:: Data shown ::
## start

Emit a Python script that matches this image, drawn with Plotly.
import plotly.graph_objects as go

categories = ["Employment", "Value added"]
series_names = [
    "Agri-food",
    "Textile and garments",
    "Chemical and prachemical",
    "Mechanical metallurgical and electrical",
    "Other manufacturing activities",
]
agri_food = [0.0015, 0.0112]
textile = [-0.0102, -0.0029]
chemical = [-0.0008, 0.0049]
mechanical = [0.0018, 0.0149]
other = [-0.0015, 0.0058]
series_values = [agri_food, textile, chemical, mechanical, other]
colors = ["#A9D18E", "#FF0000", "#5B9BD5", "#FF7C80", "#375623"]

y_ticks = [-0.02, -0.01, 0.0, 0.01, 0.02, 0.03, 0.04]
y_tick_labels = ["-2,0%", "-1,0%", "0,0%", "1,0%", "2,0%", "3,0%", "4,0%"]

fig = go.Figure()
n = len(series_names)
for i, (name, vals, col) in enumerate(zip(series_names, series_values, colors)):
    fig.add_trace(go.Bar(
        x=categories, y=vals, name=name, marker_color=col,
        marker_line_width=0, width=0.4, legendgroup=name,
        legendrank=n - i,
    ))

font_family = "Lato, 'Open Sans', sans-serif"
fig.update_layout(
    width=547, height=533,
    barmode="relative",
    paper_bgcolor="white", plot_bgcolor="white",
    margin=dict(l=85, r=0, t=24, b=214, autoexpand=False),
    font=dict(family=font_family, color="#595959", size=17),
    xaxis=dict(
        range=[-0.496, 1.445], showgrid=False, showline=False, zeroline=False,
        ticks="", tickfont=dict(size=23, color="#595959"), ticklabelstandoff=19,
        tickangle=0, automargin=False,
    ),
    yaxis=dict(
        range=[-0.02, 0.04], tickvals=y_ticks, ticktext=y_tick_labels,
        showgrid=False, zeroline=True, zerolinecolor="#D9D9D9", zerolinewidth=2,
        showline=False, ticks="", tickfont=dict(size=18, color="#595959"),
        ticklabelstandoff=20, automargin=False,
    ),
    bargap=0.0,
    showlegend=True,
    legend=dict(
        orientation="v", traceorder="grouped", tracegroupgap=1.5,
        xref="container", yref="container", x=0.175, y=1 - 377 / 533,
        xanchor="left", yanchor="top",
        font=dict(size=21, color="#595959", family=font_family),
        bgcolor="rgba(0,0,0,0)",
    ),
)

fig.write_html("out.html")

## end

Return exactly the lines from the beginning of the data above through the one containing "import plotly.graph_objects as go", please. Include both end lines and add nothing else.

Emit a Python script that matches this image, drawn with Plotly.
import plotly.graph_objects as go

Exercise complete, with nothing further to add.